BEGIN

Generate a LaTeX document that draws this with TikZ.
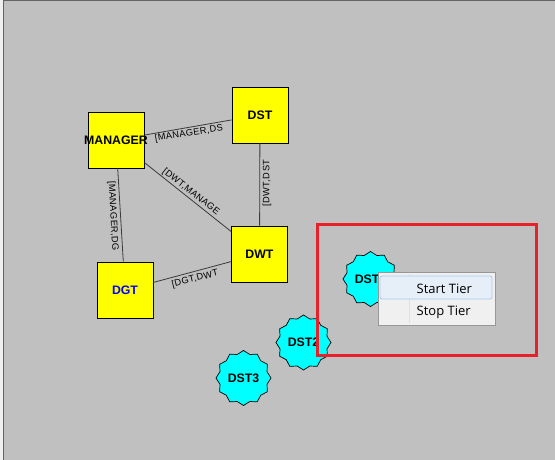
\documentclass[tikz,border=0pt]{standalone}
\usepackage{fontspec}
\setmainfont{Liberation Sans}
\newfontfamily\menufont{Open Sans}
\newfontfamily\labelfont[LetterSpace=4]{Liberation Sans}
\usetikzlibrary{shapes.geometric}
\definecolor{bg}{HTML}{C0C0C0}
\definecolor{frameline}{HTML}{646464}
\definecolor{edgecol}{HTML}{3A3A3A}
\definecolor{redbox}{HTML}{E8202A}
\definecolor{menubg}{HTML}{F0F0F0}
\definecolor{menuborder}{HTML}{979797}
\definecolor{hlfill}{HTML}{E6EEF8}
\definecolor{hlborder}{HTML}{A8CAF0}
\definecolor{sepcol}{HTML}{E0E0E0}
\definecolor{aqua}{HTML}{00FFFF}
\definecolor{ylw}{HTML}{FFFF00}
\definecolor{txtblue}{HTML}{0000FF}
\tikzset{
  box/.style={draw=black, line width=0.8pt, fill=ylw, minimum size=56pt, inner sep=0pt},
  boxtext/.style={font=\fontsize{12.3}{14}\selectfont\bfseries, inner sep=0pt},
  starnode/.style={star, star points=12, star point ratio=1.13, draw=black, line width=0.7pt, fill=aqua, minimum size=55pt, inner sep=0pt, font=\fontsize{12.3}{14}\selectfont\bfseries},
  conn/.style={draw=edgecol, line width=0.8pt},
  elabel/.style={font=\labelfont\fontsize{9.3}{11}\selectfont, text=black, inner sep=0pt},
  menutext/.style={font=\menufont\fontsize{13}{15}\selectfont, anchor=west, inner sep=0pt}
}
\begin{document}
\begin{tikzpicture}[x=1pt,y=-1pt]
\useasboundingbox (0,0) rectangle (555,460);
\fill[menubg] (0,0) rectangle (555,460);
\fill[bg] (3,1) rectangle (555,460);
\draw[frameline, line width=1pt] (3.5,460) -- (3.5,0.5) -- (555,0.5);

% boxes
\node[box, label={[boxtext]center:MANAGER}] (mgr) at (116,140) {};
\node[box, label={[boxtext]center:DST}] (dst) at (260,115) {};
\node[box, label={[boxtext]center:DWT}] (dwt) at (259.5,254) {};
\node[box, label={[boxtext, text=txtblue]center:DGT}] (dgt) at (125,290) {};

% connectors
\draw[conn] (mgr) -- (dst);
\draw[conn] (mgr) -- (dgt);
\draw[conn] (mgr) -- (dwt);
\draw[conn] (dst) -- (dwt);
\draw[conn] (dgt) -- (dwt);

% connector labels
\node[elabel, rotate=9] (l1) at (189,133.5) {[MANAGER,DS};
\node[elabel, rotate=-87] (l2) at (113,216) {[MANAGER,DG};
\node[elabel, rotate=-38] (l3) at (191,192) {[DWT,MANAGE};
\node[elabel, rotate=90] (l4) at (267,183) {[DWT,DST};
\node[elabel, rotate=14] (l5) at (195,279) {[DGT,DWT};

% star nodes
\node[starnode] (dst3) at (243.5,378) {DST3};
\node[starnode] (dst2) at (303.5,342.5) {DST2};
\node[starnode] (dst1) at (370.5,279) {DST1};

% context menu
\node[draw=menuborder, fill=menubg, line width=0.8pt, minimum width=117pt, minimum height=53pt, inner sep=0pt] (menu) at (436.5,298.5) {};
\draw[sepcol, line width=0.8pt] (409,274) -- (409,323);
\node[draw=hlborder, fill=hlfill, rounded corners=2pt, line width=0.8pt, minimum width=112pt, minimum height=23pt, inner sep=0pt] (hl) at (436,287.5) {};
\node[menutext] (start) at (416.5,289) {Start Tier};
\node[menutext] (stop) at (416.5,312.5) {Stop Tier};

% red highlight frame
\node[draw=redbox, line width=3pt, minimum width=219pt, minimum height=131pt, inner sep=0pt] (frame) at (426.5,289.5) {};
\end{tikzpicture}
\end{document}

END

• _GOAL_: Give back the whole listing as it stands, minus its pictures.

• _RESPONSE TO THE EXERCISE_:
Generate a LaTeX document that draws this with TikZ.
\documentclass[tikz,border=0pt]{standalone}
\usepackage{fontspec}
\setmainfont{Liberation Sans}
\newfontfamily\menufont{Open Sans}
\newfontfamily\labelfont[LetterSpace=4]{Liberation Sans}
\usetikzlibrary{shapes.geometric}
\definecolor{bg}{HTML}{C0C0C0}
\definecolor{frameline}{HTML}{646464}
\definecolor{edgecol}{HTML}{3A3A3A}
\definecolor{redbox}{HTML}{E8202A}
\definecolor{menubg}{HTML}{F0F0F0}
\definecolor{menuborder}{HTML}{979797}
\definecolor{hlfill}{HTML}{E6EEF8}
\definecolor{hlborder}{HTML}{A8CAF0}
\definecolor{sepcol}{HTML}{E0E0E0}
\definecolor{aqua}{HTML}{00FFFF}
\definecolor{ylw}{HTML}{FFFF00}
\definecolor{txtblue}{HTML}{0000FF}
\tikzset{
  box/.style={draw=black, line width=0.8pt, fill=ylw, minimum size=56pt, inner sep=0pt},
  boxtext/.style={font=\fontsize{12.3}{14}\selectfont\bfseries, inner sep=0pt},
  starnode/.style={star, star points=12, star point ratio=1.13, draw=black, line width=0.7pt, fill=aqua, minimum size=55pt, inner sep=0pt, font=\fontsize{12.3}{14}\selectfont\bfseries},
  conn/.style={draw=edgecol, line width=0.8pt},
  elabel/.style={font=\labelfont\fontsize{9.3}{11}\selectfont, text=black, inner sep=0pt},
  menutext/.style={font=\menufont\fontsize{13}{15}\selectfont, anchor=west, inner sep=0pt}
}
\begin{document}
\begin{tikzpicture}[x=1pt,y=-1pt]
\useasboundingbox (0,0) rectangle (555,460);
\fill[menubg] (0,0) rectangle (555,460);
\fill[bg] (3,1) rectangle (555,460);
\draw[frameline, line width=1pt] (3.5,460) -- (3.5,0.5) -- (555,0.5);

% boxes
\node[box, label={[boxtext]center:MANAGER}] (mgr) at (116,140) {};
\node[box, label={[boxtext]center:DST}] (dst) at (260,115) {};
\node[box, label={[boxtext]center:DWT}] (dwt) at (259.5,254) {};
\node[box, label={[boxtext, text=txtblue]center:DGT}] (dgt) at (125,290) {};

% connectors
\draw[conn] (mgr) -- (dst);
\draw[conn] (mgr) -- (dgt);
\draw[conn] (mgr) -- (dwt);
\draw[conn] (dst) -- (dwt);
\draw[conn] (dgt) -- (dwt);

% connector labels
\node[elabel, rotate=9] (l1) at (189,133.5) {[MANAGER,DS};
\node[elabel, rotate=-87] (l2) at (113,216) {[MANAGER,DG};
\node[elabel, rotate=-38] (l3) at (191,192) {[DWT,MANAGE};
\node[elabel, rotate=90] (l4) at (267,183) {[DWT,DST};
\node[elabel, rotate=14] (l5) at (195,279) {[DGT,DWT};

% star nodes
\node[starnode] (dst3) at (243.5,378) {DST3};
\node[starnode] (dst2) at (303.5,342.5) {DST2};
\node[starnode] (dst1) at (370.5,279) {DST1};

% context menu
\node[draw=menuborder, fill=menubg, line width=0.8pt, minimum width=117pt, minimum height=53pt, inner sep=0pt] (menu) at (436.5,298.5) {};
\draw[sepcol, line width=0.8pt] (409,274) -- (409,323);
\node[draw=hlborder, fill=hlfill, rounded corners=2pt, line width=0.8pt, minimum width=112pt, minimum height=23pt, inner sep=0pt] (hl) at (436,287.5) {};
\node[menutext] (start) at (416.5,289) {Start Tier};
\node[menutext] (stop) at (416.5,312.5) {Stop Tier};

% red highlight frame
\node[draw=redbox, line width=3pt, minimum width=219pt, minimum height=131pt, inner sep=0pt] (frame) at (426.5,289.5) {};
\end{tikzpicture}
\end{document}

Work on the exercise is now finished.